> Goal: Without the pictures, output the lines of the material from the very first through the one that holds "-0.50, -0.857, -1.333, -2.00, -3.00, -3.88]".

> Given records:
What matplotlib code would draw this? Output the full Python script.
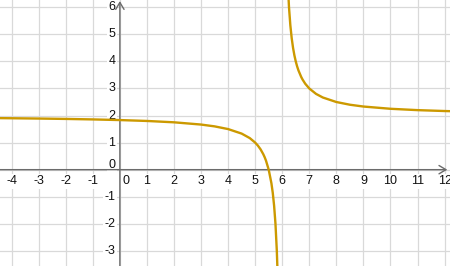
import matplotlib.pyplot as plt

plt.rcParams['font.family'] = ['Liberation Sans', 'DejaVu Sans']

# values, branch left of the asymptote near x = 6
left_x = [-4.43, -4, -3, -2, -1, 0, 1, 2, 3, 3.5, 4, 4.5, 4.8, 5, 5.1, 5.2,
          5.3, 5.35, 5.4, 5.5, 5.6, 5.65, 5.7, 5.75, 5.8, 5.83]
left_y = [1.904, 1.90, 1.889, 1.875, 1.857, 1.833, 1.80, 1.75, 1.667, 1.60,
          1.50, 1.333, 1.167, 1.00, 0.889, 0.75, 0.571, 0.462, 0.333, 0.00,
          -0.50, -0.857, -1.333, -2.00, -3.00, -3.88]

# branch right of the asymptote
right_x = [6.15, 6.2, 6.25, 6.3, 6.35, 6.4, 6.45, 6.5, 6.55, 6.6, 6.7, 6.75,
           6.85, 7, 7.25, 7.5, 8, 8.5, 9, 10, 11, 12, 12.3]
right_y = [8.67, 7.00, 6.00, 5.333, 4.857, 4.50, 4.222, 4.00, 3.818, 3.667,
           3.429, 3.333, 3.176, 3.00, 2.80, 2.667, 2.50, 2.40, 2.333, 2.25,
           2.20, 2.167, 2.159]

x_ticks = list(range(-4, 13))
y_ticks = list(range(-3, 7))

GRID = '#d9d9d9'
AXIS = '#6b6b6b'
CURVE = '#cc9900'

fig = plt.figure(figsize=(4.5, 2.66), dpi=100)
ax = fig.add_axes([0, 0, 1, 1])
ax.set_xlim(-4.43, 12.2)
ax.set_ylim(-3.56, 6.27)
ax.axis('off')

for x in x_ticks:
    ax.axvline(x, color=GRID, lw=0.9, zorder=0)
for y in y_ticks:
    ax.axhline(y, color=GRID, lw=0.9, zorder=0)

box = dict(boxstyle='square,pad=0.12', fc='white', ec='none')
for x in x_ticks:
    xpos = 0.21 if x == 0 else x
    ax.text(xpos, -0.43, str(x), ha='center', va='center', fontsize=9,
            color='#111111', bbox=box, zorder=2)
for y in y_ticks:
    ypos = 0.17 if y == 0 else y
    ax.text(-0.17, ypos, str(y), ha='right', va='center', fontsize=9,
            color='#111111', bbox=box, zorder=2)

# axes with arrow heads
ax.annotate('', xy=(12.1, 0), xytext=(-4.43, 0),
            arrowprops=dict(arrowstyle='->,head_length=0.5,head_width=0.3',
                            color=AXIS, lw=1.0, shrinkA=0, shrinkB=0), zorder=3)
ax.annotate('', xy=(0, 6.23), xytext=(0, -3.56),
            arrowprops=dict(arrowstyle='->,head_length=0.5,head_width=0.3',
                            color=AXIS, lw=1.0, shrinkA=0, shrinkB=0), zorder=3)

ax.plot(left_x, left_y, color=CURVE, lw=1.7, zorder=4)
ax.plot(right_x, right_y, color=CURVE, lw=1.7, zorder=4)

fig.savefig('out.png', dpi=100)
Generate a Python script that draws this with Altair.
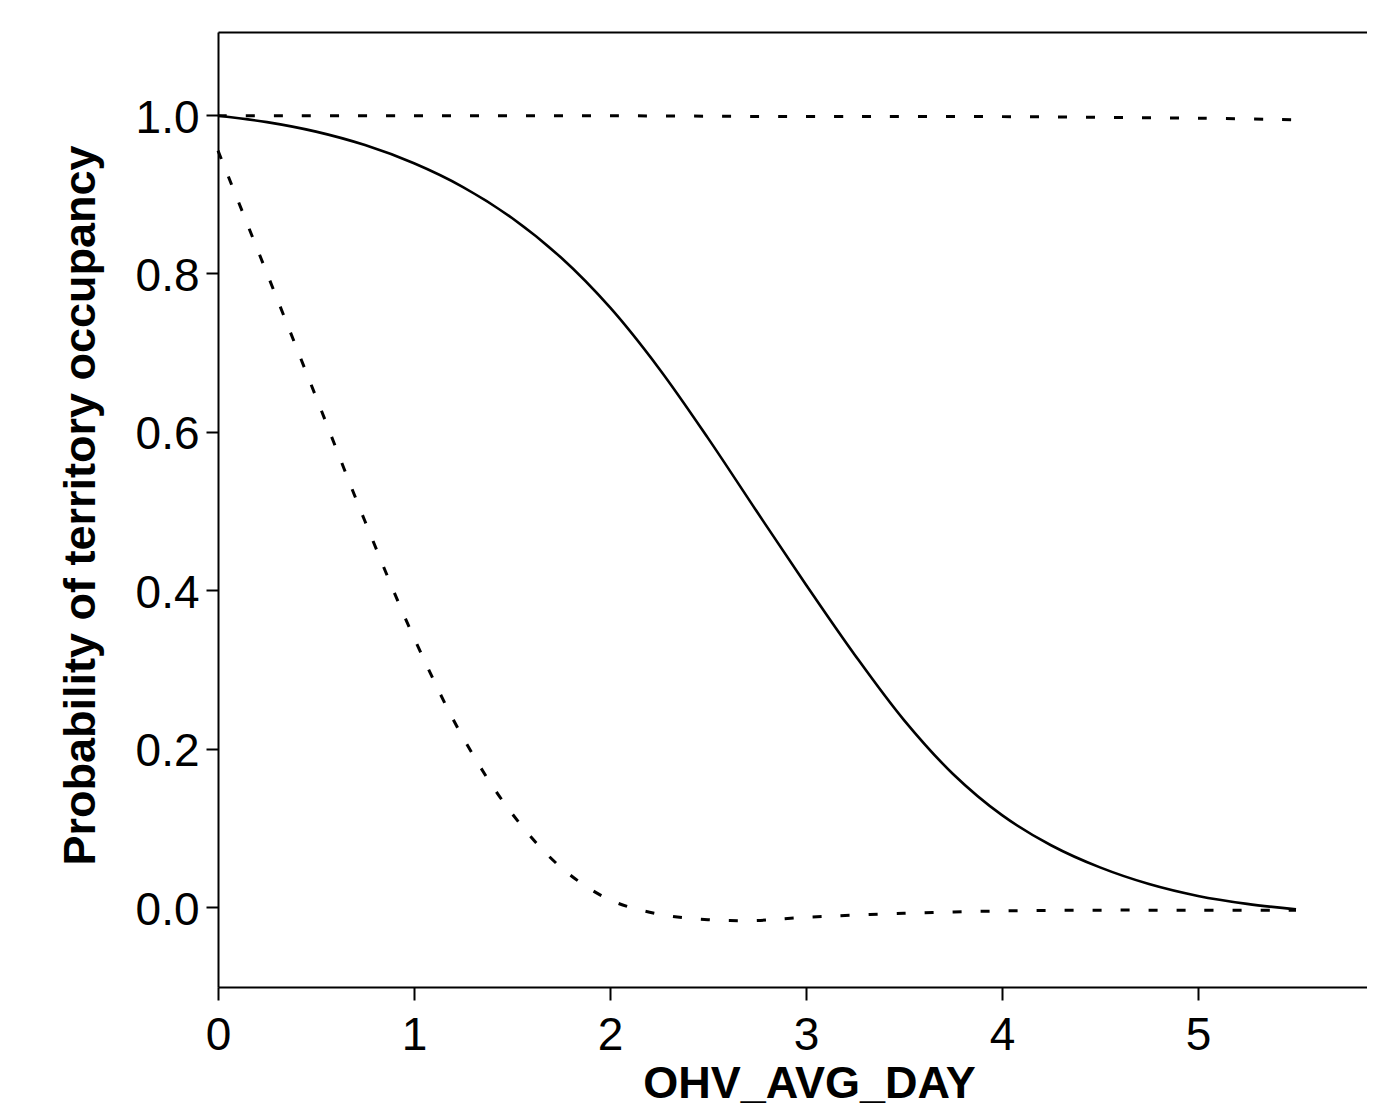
import altair as alt
import pandas as pd

# ---- data ----
x_fit = [0, 0.25, 0.5, 0.75, 1.0, 1.25, 1.5, 1.75, 2.0, 2.25, 2.5, 2.75,
         3.0, 3.25, 3.5, 3.75, 4.0, 4.25, 4.5, 4.75, 5.0, 5.25, 5.5]
y_fit = [0.999, 0.991, 0.979, 0.962, 0.939, 0.909, 0.870, 0.820, 0.757, 0.680,
         0.592, 0.499, 0.407, 0.318, 0.236, 0.168, 0.116, 0.078, 0.050, 0.029,
         0.014, 0.004, -0.003]

x_upper = [0, 1.0, 2.0, 3.0, 3.5, 4.0, 4.5, 5.0, 5.5]
y_upper = [0.999, 0.999, 0.999, 0.998, 0.998, 0.998, 0.997, 0.996, 0.994]

x_lower = [0, 0.25, 0.5, 0.75, 1.0, 1.25, 1.5, 1.75, 2.0, 2.25, 2.5, 2.75,
           3.0, 3.5, 4.0, 4.5, 5.0, 5.5]
y_lower = [0.955, 0.800, 0.644, 0.487, 0.340, 0.214, 0.118, 0.050, 0.009,
           -0.009, -0.016, -0.017, -0.013, -0.008, -0.005, -0.004, -0.004, -0.004]

x_ticks = [0, 1, 2, 3, 4, 5]
y_ticks = [0.0, 0.2, 0.4, 0.6, 0.8, 1.0]

x_title = "OHV_AVG_DAY"
y_title = "Probability of territory occupancy"

fit_df = pd.DataFrame({"x": x_fit, "y": y_fit})
ci_df = pd.concat([
    pd.DataFrame({"x": x_upper, "y": y_upper, "band": "upper"}),
    pd.DataFrame({"x": x_lower, "y": y_lower, "band": "lower"}),
], ignore_index=True)

W, H = 1149, 955
xscale = alt.Scale(domain=[0, W / 196.0], nice=False, zero=False)
yscale = alt.Scale(domain=[-0.1010, 1.1048], nice=False, zero=False)

yaxis = alt.Axis(
    values=y_ticks, format=".1f", grid=False, orient="left",
    tickSize=12, tickWidth=2, tickColor="black",
    domainWidth=2, domainColor="black",
    labelFontSize=46, labelPadding=7, labelOffset=3, labelColor="black",
    labelFlush=False,
    title=y_title, titleFontSize=45, titleFontWeight="bold", titleColor="black",
    titleAngle=270, titleX=-124, titleY=473, titleAlign="center",
    titleBaseline="alphabetic",
)

xaxis_bottom = alt.Axis(
    values=x_ticks, format="d", grid=False, orient="bottom",
    tickSize=13, tickWidth=2, tickColor="black",
    domainWidth=2, domainColor="black",
    labelFontSize=46, labelPadding=13, labelColor="black", labelFlush=False,
    title=x_title, titleFontSize=45, titleFontWeight="bold", titleColor="black",
    titleX=591, titleY=110, titleAlign="center", titleBaseline="alphabetic",
)

xaxis_top = alt.Axis(
    orient="top", labels=False, ticks=False, grid=False, title=None,
    domainWidth=2, domainColor="black",
)

fit_line = alt.Chart(fit_df).mark_line(
    color="black", strokeWidth=2.6, interpolate="catmull-rom"
).encode(
    x=alt.X("x:Q", scale=xscale, axis=xaxis_bottom),
    y=alt.Y("y:Q", scale=yscale, axis=yaxis),
)

ci_lines = alt.Chart(ci_df).mark_line(
    color="black", strokeWidth=3, strokeDash=[9, 19], interpolate="catmull-rom"
).encode(
    x=alt.X("x:Q", scale=xscale, axis=xaxis_top),
    y=alt.Y("y:Q", scale=yscale, axis=yaxis),
    detail="band:N",
)

chart = alt.layer(fit_line, ci_lines).properties(
    width=W, height=H,
    autosize=alt.AutoSizeParams(type="none"),
    padding={"left": 210, "top": 24, "right": 0, "bottom": 121},
).configure_view(stroke=None).configure(
    font="Liberation Sans", background="white"
)

chart.save("out.html", embed_options={"renderer": "svg", "actions": False})
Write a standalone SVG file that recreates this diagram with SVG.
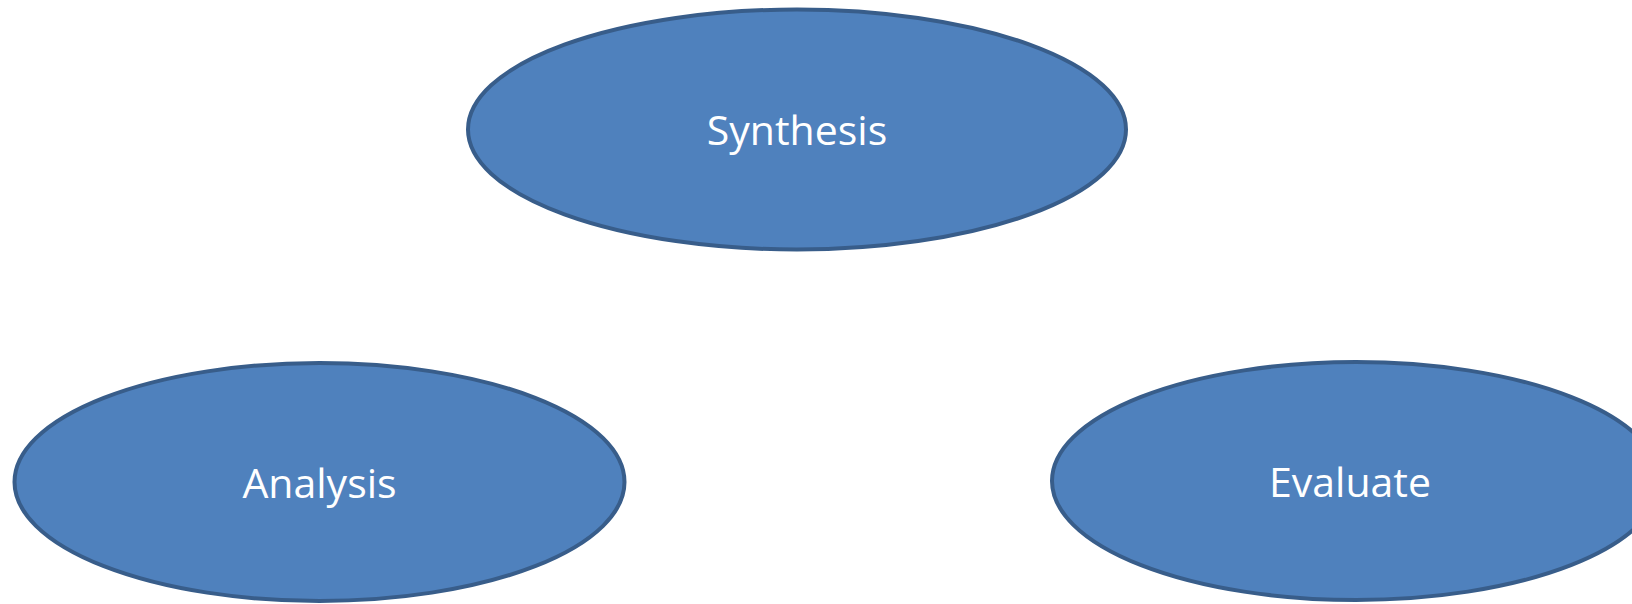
<svg xmlns="http://www.w3.org/2000/svg" width="1632" height="604" viewBox="0 0 1632 604">
<style>
.n{fill:#4f81bd;stroke:#385d8a;stroke-width:4}
.t{fill:#ffffff;font-family:"Open Sans","Liberation Sans",sans-serif;font-size:41px;text-anchor:middle}
</style>
<rect width="1632" height="604" fill="#ffffff"/>
<g id="connectors"></g>
<g id="synthesis">
<ellipse class="n" cx="797" cy="129.5" rx="329" ry="120"/>
<text class="t" x="797" y="145">Synthesis</text>
</g>
<g id="analysis">
<ellipse class="n" cx="319.5" cy="482" rx="305" ry="119"/>
<text class="t" x="319.5" y="498">Analysis</text>
</g>
<g id="evaluate">
<ellipse class="n" cx="1356" cy="481" rx="304" ry="119"/>
<text class="t" x="1350" y="497">Evaluate</text>
</g>
</svg>
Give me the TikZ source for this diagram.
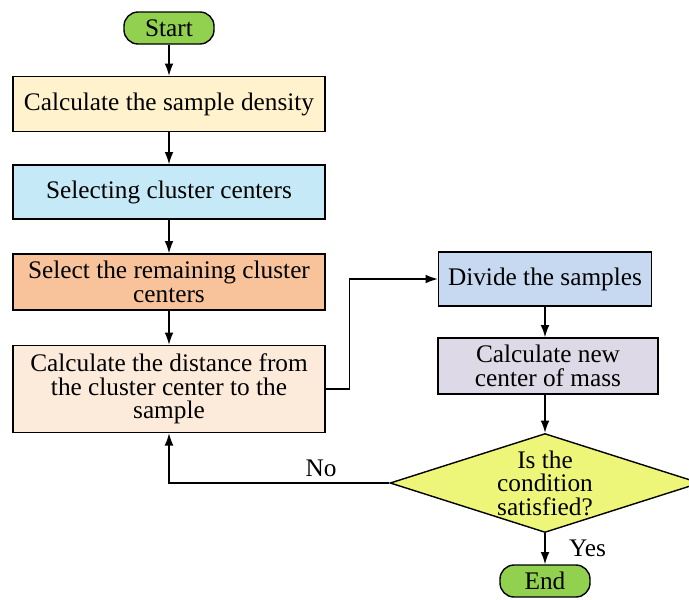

> Task output:
What matplotlib code would draw this? Output the full Python script.
import matplotlib.pyplot as plt

plt.rcParams['font.family'] = ['Liberation Sans', 'DejaVu Sans']

# values, branch left of the asymptote near x = 6
left_x = [-4.43, -4, -3, -2, -1, 0, 1, 2, 3, 3.5, 4, 4.5, 4.8, 5, 5.1, 5.2,
          5.3, 5.35, 5.4, 5.5, 5.6, 5.65, 5.7, 5.75, 5.8, 5.83]
left_y = [1.904, 1.90, 1.889, 1.875, 1.857, 1.833, 1.80, 1.75, 1.667, 1.60,
          1.50, 1.333, 1.167, 1.00, 0.889, 0.75, 0.571, 0.462, 0.333, 0.00,
          -0.50, -0.857, -1.333, -2.00, -3.00, -3.88]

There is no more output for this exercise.